By this age, she will probably be about 90% of her adult height and will be very self-conscious of her body.
She will be emotional, anxious, and irritable because of sudden hormonal changes. This may also be the age when some girls will express a desire to shave their legs and underarms.
Boys will also have mood swings, although this is not usually as prevalent as it is in girls. They may have acne, body odor, and begin noticing some signs of sexual development.
Continual expansion of consciousness
Your child's "competitive spirit" will not be as prevalent as it has been in previous years. She will concede a loss and celebrate a friend's win.
You may notice that she will become less argumentative and will only argue a point that she feels is important.
Rather than always needing to be right, she will now be more willing to listen to other points of view.
Friends become increasingly more and more important
This is the age when her friends' opinions will be much more important than what her parents say.
Her peers will have the ability to affect her self-esteem or confidence. Even though she thinks that your opinion does not matter, she will need your support and encouragement when her friends hurt her or let her down.
Mind shift from feeling like a child to feeling more like an adult
Since a lot of physical changes are happening in your child's body, she may feel like she is leaving childhood behind and entering a more "grown-up" phase.
She may want new clothes, begin giving away younger toys, or want to redecorate her bedroom.
Preparing your child for what lies ahead
Your pre-teen is preparing for a rite of passage. Becoming a teenager is both exciting and scary.
She will experience new emotions, new feelings, and new changes within her body.
It is important that you talk to your child about her sexuality, and let her know that she does not have to be embarrassed or uncomfortable about coming to you when she needs to talk to someone.

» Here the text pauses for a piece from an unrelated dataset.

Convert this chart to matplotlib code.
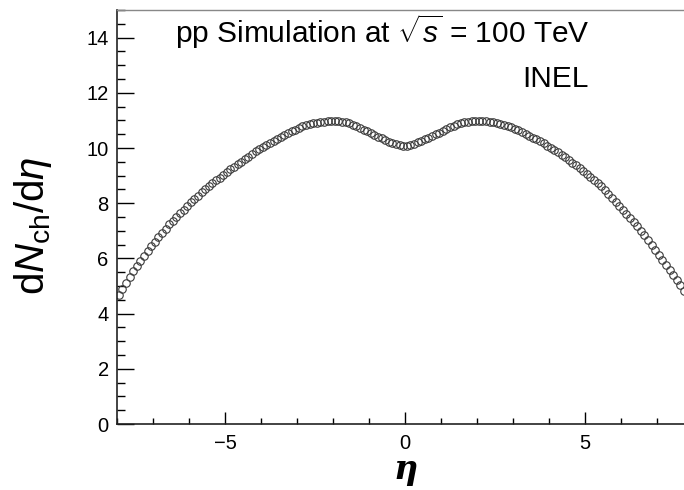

If this feels awkward for your child, try to see if you can think of another adult that could function as a confidential guide during these next couple of years. A non-judgmental adult mentor who both you and your child can trust.
Sense of identity is relatively strong
By this age, your child has developed a fairly strong sense of identity and security (although, he will struggle with this again in the teenage years).
He is more confident in his individuality, but he may still have difficulty asserting himself in a group setting.
Talking becomes one of the main activities with friends
He will enjoy spending time with people and will often ask if he can "hang out" with friends (which usually means just sitting around and talking).
Interest in the opposite sex
For the first time, he will develop a real interest in the opposite sex, although he will not know how to express these feelings.
More often than not, conversations will take the form of teasing or joking.
Very trend conscious
Appearance and image will still be important, and your child's preferences will be influenced by the latest popular styles.
She will want something simply because everyone else has it.
Enjoying tasks that will increase the sense of being independent
Taking on responsibility will help improve his confidence, and he will take pride in the fact that he can do "grown up" things, especially if he earns some money.
He will work extra hard if given jobs such as mowing the lawn in summer or shoveling the snow in winter.
Correcting social mistakes
Although he will not like to be corrected, he will accept the responsibility if he does something wrong and will usually try to make amends if he hurts a friend or family member.
The childhood and pre-teen years can be challenging, but they can also be exciting as you watch your child move through these stages of child development to establish his own interests and form his unique identity.
With a lot of encouragement and support, he is becoming all that he was meant to be, and learning how to use his strengths and abilities to achieve his goals and purposes.
And, he will need everything he has learned during this stage as he moves into the teenage years.